▶ [Rows]
= = =

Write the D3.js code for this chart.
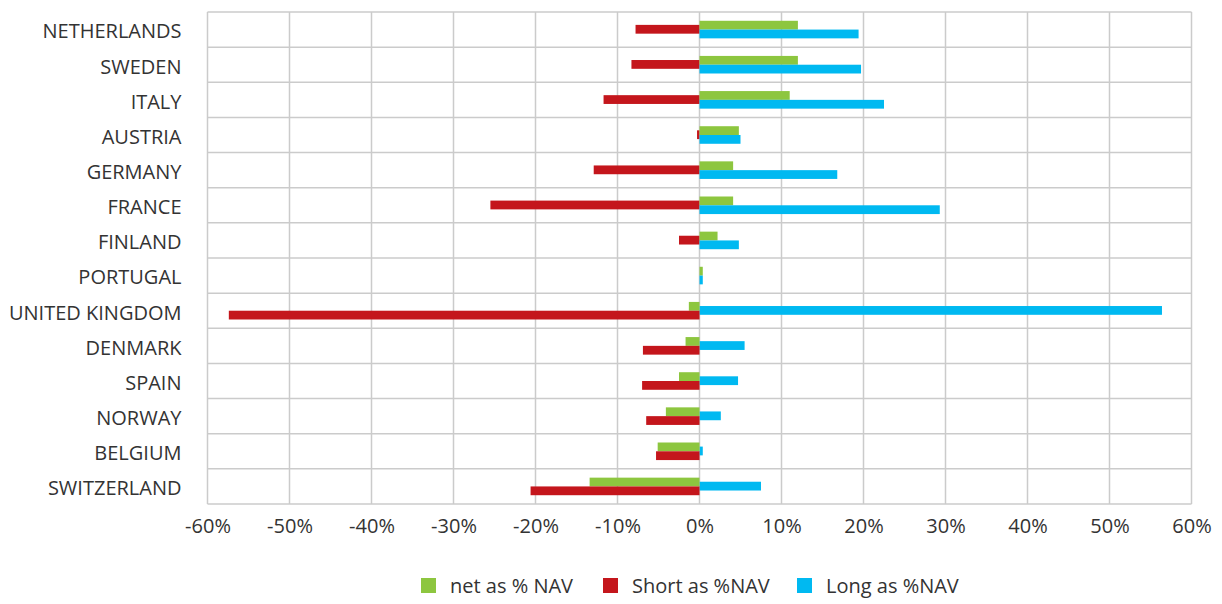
<!DOCTYPE html>
<html>
<head>
<meta charset="utf-8">
<script src="https://cdn.jsdelivr.net/npm/d3@7/dist/d3.min.js"></script>
<style>
  html, body { margin: 0; padding: 0; background: #fff; }
  svg text { font-family: "Open Sans", "Noto Sans", sans-serif; fill: #333; }
</style>
</head>
<body>
<svg id="chart" width="1222" height="604"></svg>
<script>
// Country exposures, % of NAV
const countries = ["NETHERLANDS", "SWEDEN", "ITALY", "AUSTRIA", "GERMANY", "FRANCE", "FINLAND",
  "PORTUGAL", "UNITED KINGDOM", "DENMARK", "SPAIN", "NORWAY", "BELGIUM", "SWITZERLAND"];
const netPct   = [12.0, 12.0, 11.0, 4.8, 4.1, 4.1, 2.2, 0.4, -1.3, -1.7, -2.5, -4.1, -5.1, -13.4];
const shortPct = [-7.8, -8.3, -11.7, -0.3, -12.9, -25.5, -2.5, 0, -57.4, -6.9, -7.0, -6.5, -5.3, -20.6];
const longPct  = [19.4, 19.7, 22.5, 5.0, 16.8, 29.3, 4.8, 0.4, 56.4, 5.5, 4.7, 2.6, 0.4, 7.5];
const xTicks = [-60, -50, -40, -30, -20, -10, 0, 10, 20, 30, 40, 50, 60];

const seriesNames  = ["net as % NAV", "Short as %NAV", "Long as %NAV"];
const seriesColors = ["#8dc63f", "#c4161c", "#00b9f1"];

const svg = d3.select("#chart");
const plot = { left: 207.5, right: 1191.5, top: 12, bottom: 504 };

const x = d3.scaleLinear().domain([-60, 60]).range([plot.left, plot.right]);
const y = d3.scaleBand().domain(countries).range([plot.top, plot.bottom]).padding(0);
const barH = y.bandwidth() * 0.25;
const gridColor = "#cbcbcb";
const fontSize = "20px";

// gridlines
const grid = svg.append("g");
grid.selectAll("line.v").data(xTicks).join("line")
  .attr("x1", d => x(d)).attr("x2", d => x(d))
  .attr("y1", plot.top).attr("y2", plot.bottom)
  .attr("stroke", gridColor).attr("stroke-width", 1.5);
grid.selectAll("line.h").data(d3.range(countries.length + 1)).join("line")
  .attr("x1", plot.left).attr("x2", plot.right)
  .attr("y1", i => plot.top + i * y.bandwidth()).attr("y2", i => plot.top + i * y.bandwidth())
  .attr("stroke", gridColor).attr("stroke-width", 1.5);

// Rows: net bar sits on top; the bar on net's side of zero pairs with it below,
// the other one is centred in the band.
const rows = countries.map((c, i) => ({ c, net: netPct[i], short: shortPct[i], long: longPct[i] }));
const colorOf = { net: seriesColors[0], short: seriesColors[1], long: seriesColors[2] };
const bars = [];
rows.forEach(r => {
  const mid = y(r.c) + y.bandwidth() / 2;
  const pairedKey = r.net >= 0 ? "long" : "short";
  const centredKey = r.net >= 0 ? "short" : "long";
  bars.push({ v: r[centredKey], y0: mid - barH / 2 - 0.3, color: colorOf[centredKey] });
  bars.push({ v: r.net, y0: mid - barH, color: colorOf.net });
  bars.push({ v: r[pairedKey], y0: mid, color: colorOf[pairedKey] });
});

svg.append("g").selectAll("rect").data(bars.filter(b => b.v !== 0)).join("rect")
  .attr("x", d => x(Math.min(0, d.v)))
  .attr("width", d => Math.abs(x(d.v) - x(0)))
  .attr("y", d => d.y0)
  .attr("height", barH)
  .attr("fill", d => d.color);

// category labels
const yAxis = d3.axisLeft(y).tickSize(0).tickPadding(26);
const gy = svg.append("g").attr("transform", `translate(${plot.left},2.5)`).call(yAxis);
gy.select(".domain").remove();
gy.selectAll("text").style("font-size", fontSize).style("font-weight", 400).attr("fill", "#333");

// value axis labels
const xAxis = d3.axisBottom(x).tickValues(xTicks).tickSize(0).tickPadding(15)
  .tickFormat(d => d + "%");
const gx = svg.append("g").attr("transform", `translate(0,${plot.bottom})`).call(xAxis);
gx.select(".domain").remove();
gx.selectAll("text").style("font-size", fontSize).style("font-weight", 400).attr("fill", "#333");

// legend
const legendX = [421, 603, 797];
const lg = svg.append("g").selectAll("g").data(seriesNames).join("g")
  .attr("transform", (d, i) => `translate(${legendX[i]},578)`);
lg.append("rect").attr("width", 15).attr("height", 15).attr("fill", (d, i) => seriesColors[i]);
lg.append("text").attr("x", 29).attr("y", 7.5).attr("dy", "0.35em")
  .style("font-size", fontSize).style("font-weight", 400).text(d => d);
</script>
</body>
</html>
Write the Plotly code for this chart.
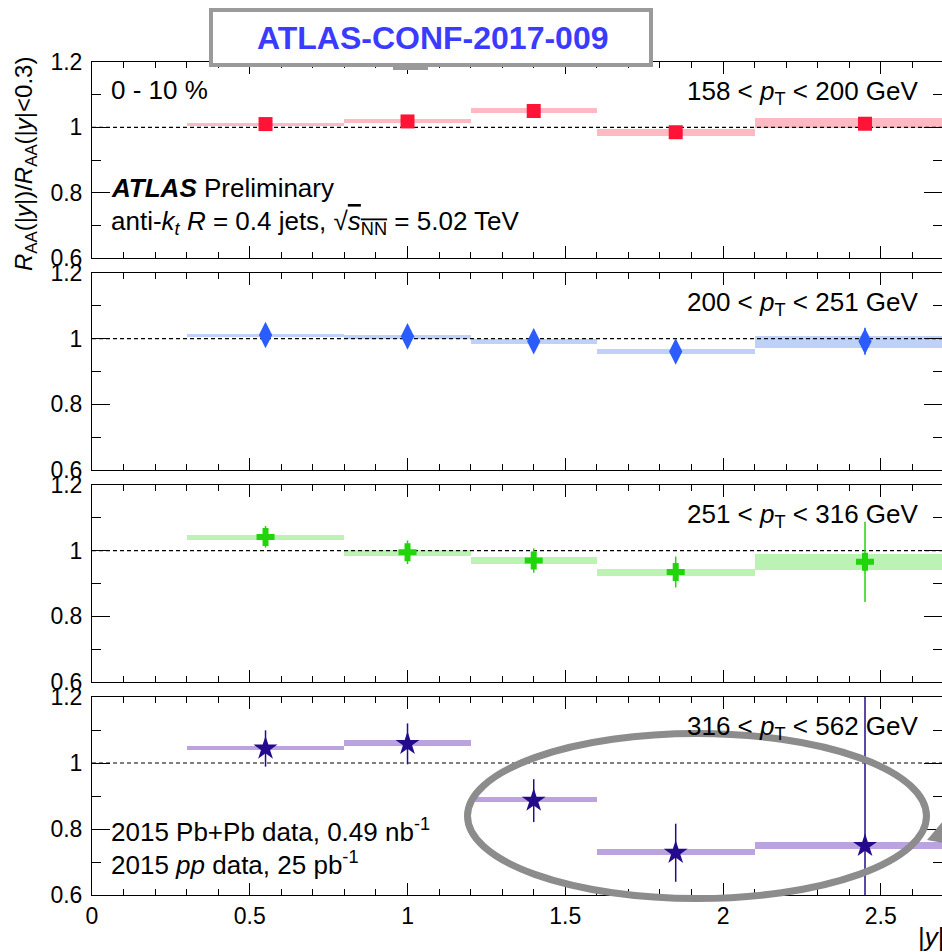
import plotly.graph_objects as go
from plotly.subplots import make_subplots

# ---------------- data ----------------
BIN_EDGES = [0.3, 0.8, 1.2, 1.6, 2.1, 2.8]
PT_LABELS = ["158 < <i>p</i><sub>T</sub> < 200 GeV",
             "200 < <i>p</i><sub>T</sub> < 251 GeV",
             "251 < <i>p</i><sub>T</sub> < 316 GeV",
             "316 < <i>p</i><sub>T</sub> < 562 GeV"]

ratio_158 = [1.010, 1.018, 1.050, 0.985, 1.011]
stat_158 = [0.008, 0.008, 0.008, 0.010, 0.012]
sys_lo_158 = [1.003, 1.012, 1.043, 0.974, 0.997]
sys_hi_158 = [1.013, 1.025, 1.058, 0.995, 1.028]

ratio_200 = [1.011, 1.007, 0.992, 0.961, 0.992]
stat_200 = [0.028, 0.027, 0.027, 0.025, 0.041]
sys_lo_200 = [1.004, 1.000, 0.985, 0.953, 0.973]
sys_hi_200 = [1.015, 1.012, 1.000, 0.969, 1.009]

ratio_251 = [1.042, 0.995, 0.970, 0.935, 0.966]
stat_251 = [0.033, 0.036, 0.037, 0.047, 0.122]
sys_lo_251 = [1.031, 0.985, 0.960, 0.924, 0.940]
sys_hi_251 = [1.049, 1.001, 0.981, 0.944, 0.991]

ratio_316 = [1.044, 1.058, 0.886, 0.728, 0.749]
stat_316 = [0.055, 0.062, 0.065, 0.088, 0.600]
sys_lo_316 = [1.039, 1.052, 0.883, 0.721, 0.739]
sys_hi_316 = [1.052, 1.070, 0.898, 0.739, 0.761]

REFERENCE_LEVEL = 1.0
X_MIN, X_MAX = 0.0, 2.694
Y_MIN, Y_MAX = 0.6, 1.2
Y_TICKS = [0.6, 0.8, 1.0, 1.2]
Y_TICK_TEXT = ["0.6", "0.8", "1", "1.2"]

panels = [
    dict(ratio=ratio_158, stat=stat_158, lo=sys_lo_158, hi=sys_hi_158,
         mcol="#ff1438", bcol="#ffb9c3", symbol="square", size=14),
    dict(ratio=ratio_200, stat=stat_200, lo=sys_lo_200, hi=sys_hi_200,
         mcol="#2b5cff", bcol="#bfd1f9", symbol="diamond-tall", size=19),
    dict(ratio=ratio_251, stat=stat_251, lo=sys_lo_251, hi=sys_hi_251,
         mcol="#22d40c", bcol="#bdf2b5", symbol="cross", size=15),
    dict(ratio=ratio_316, stat=stat_316, lo=sys_lo_316, hi=sys_hi_316,
         mcol="#230b8c", bcol="#bba3e0", symbol="star", size=18),
]

centers = [(a + b) / 2 for a, b in zip(BIN_EDGES[:-1], BIN_EDGES[1:])]
widths = [b - a for a, b in zip(BIN_EDGES[:-1], BIN_EDGES[1:])]

# ---------------- layout geometry (pixels) ----------------
W, H = 942, 952
L, R, T, B = 92, 0, 62, 57
PW, PH = W - L - R, H - T - B
panel_px = [(62, 258), (273, 470), (485, 682), (697, 895)]


def px_x(px):
    return (px - L) / PW


def px_y(py):
    return (H - B - py) / PH


FONT = "Liberation Sans, Arial, Helvetica, sans-serif"
TXT = 26

fig = make_subplots(rows=4, cols=1, shared_xaxes=True, vertical_spacing=0.02)

for i, p in enumerate(panels):
    row = i + 1
    fig.add_trace(go.Bar(
        x=centers, width=widths, base=p["lo"],
        y=[h - l for h, l in zip(p["hi"], p["lo"])],
        marker=dict(color=p["bcol"], line=dict(width=0)),
        showlegend=False, hoverinfo="skip"), row=row, col=1)
    fig.add_trace(go.Scatter(
        x=[X_MIN, X_MAX], y=[REFERENCE_LEVEL, REFERENCE_LEVEL], mode="lines",
        line=dict(color="black", width=1.2, dash="4px,3px"),
        showlegend=False, hoverinfo="skip"), row=row, col=1)
    fig.add_trace(go.Scatter(
        x=centers, y=p["ratio"], mode="markers",
        marker=dict(symbol=p["symbol"], size=p["size"], color=p["mcol"],
                    line=dict(width=0)),
        error_y=dict(type="data", array=p["stat"], color=p["mcol"],
                     thickness=1.5, width=0),
        showlegend=False), row=row, col=1)

fig.update_layout(barmode="overlay", bargap=0)

for i in range(4):
    top, bot = panel_px[i]
    yname = "yaxis" if i == 0 else f"yaxis{i+1}"
    xname = "xaxis" if i == 0 else f"xaxis{i+1}"
    fig.layout[yname].update(
        domain=[px_y(bot), px_y(top)], range=[Y_MIN, Y_MAX],
        tickvals=Y_TICKS, ticktext=Y_TICK_TEXT,
        ticks="inside", ticklen=18, tickwidth=1, tickcolor="black",
        minor=dict(dtick=0.1, ticks="inside", ticklen=9, tickcolor="black", tick0=0.6),
        showline=True, linecolor="black", linewidth=1, mirror="ticks",
        showgrid=False, zeroline=False,
        tickfont=dict(family=FONT, size=23, color="black"),
        ticklabelstandoff=4)
    fig.layout[xname].update(
        domain=[0, 1], range=[X_MIN, X_MAX],
        tick0=0, dtick=0.5, ticks="inside", ticklen=12, tickwidth=1,
        tickcolor="black",
        minor=dict(dtick=0.1, ticks="inside", ticklen=6, tickcolor="black"),
        showline=True, linecolor="black", linewidth=1, mirror="ticks",
        showgrid=False, zeroline=False, showticklabels=(i == 3),
        tickfont=dict(family=FONT, size=23, color="black"))

annotations = []


def txt(text, xpx, ypx, xanchor="left", size=TXT, color="black", **kw):
    annotations.append(dict(
        text=text, x=px_x(xpx), y=px_y(ypx), xref="paper", yref="paper",
        xanchor=xanchor, yanchor="middle", showarrow=False,
        font=dict(family=FONT, size=size, color=color), **kw))


txt("0 - 10 %", 109, 90)
for i, lab in enumerate(PT_LABELS):
    txt(lab, 921, panel_px[i][0] + 30, xanchor="right")
txt("<b><i>ATLAS</i></b> Preliminary", 109, 188)
txt("anti-<i>k</i><sub><i>t</i></sub> <i>R</i> = 0.4 jets, "
    "√<span style='text-decoration:overline'><i>s</i><sub>NN</sub></span> = 5.02 TeV", 109, 223)
txt("2015 Pb+Pb data, 0.49 nb<sup>-1</sup>", 109, 830)
txt("2015 <i>pp</i> data, 25 pb<sup>-1</sup>", 109, 863)
txt("|<i>y</i>|", 916, 937, size=26)
txt("<i>R</i><sub>AA</sub>(|<i>y</i>|)/<i>R</i><sub>AA</sub>(|<i>y</i>|&lt;0.3)",
    25, 164, xanchor="center", size=24, textangle=-90)
txt("<b>ATLAS-CONF-2017-009</b>", 432, 38, xanchor="center", size=32,
    color="#3b3bff")

shapes = [
    dict(type="rect", xref="paper", yref="paper",
         x0=px_x(393), x1=px_x(428), y0=px_y(70), y1=px_y(64),
         fillcolor="#9a9a9a", line=dict(width=0), layer="above"),
    dict(type="rect", xref="paper", yref="paper",
         x0=px_x(211), x1=px_x(651), y0=px_y(65), y1=px_y(10),
         fillcolor="white", line=dict(color="#9a9a9a", width=4), layer="above"),
    dict(type="circle", xref="paper", yref="paper",
         x0=px_x(467.5), x1=px_x(926.5), y0=px_y(898.5), y1=px_y(733.5),
         line=dict(color="#8c8c8c", width=7), fillcolor="rgba(0,0,0,0)",
         layer="above"),
    dict(type="path", xref="paper", yref="paper",
         path=(f"M {px_x(927)},{px_y(840)} L {px_x(944)},{px_y(820)} "
               f"L {px_x(944)},{px_y(843)} Z"),
         fillcolor="#8c8c8c", line=dict(width=0), layer="above"),
]

fig.update_layout(
    width=W, height=H, margin=dict(l=L, r=R, t=T, b=B, pad=0),
    paper_bgcolor="white", plot_bgcolor="white",
    annotations=annotations, shapes=shapes, showlegend=False,
    font=dict(family=FONT, color="black"),
)

fig.write_html("out.html")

= = =

▶ [Exercise requirements]
Among the records above, locate the line containing "Write the Plotly code for this chart." and the line containing "from plotly.subplots import make_subplots", then transcribe exactly the lines starting at the first and ending at the second, with no pictures.

▶ [Complete output]
Write the Plotly code for this chart.
import plotly.graph_objects as go
from plotly.subplots import make_subplots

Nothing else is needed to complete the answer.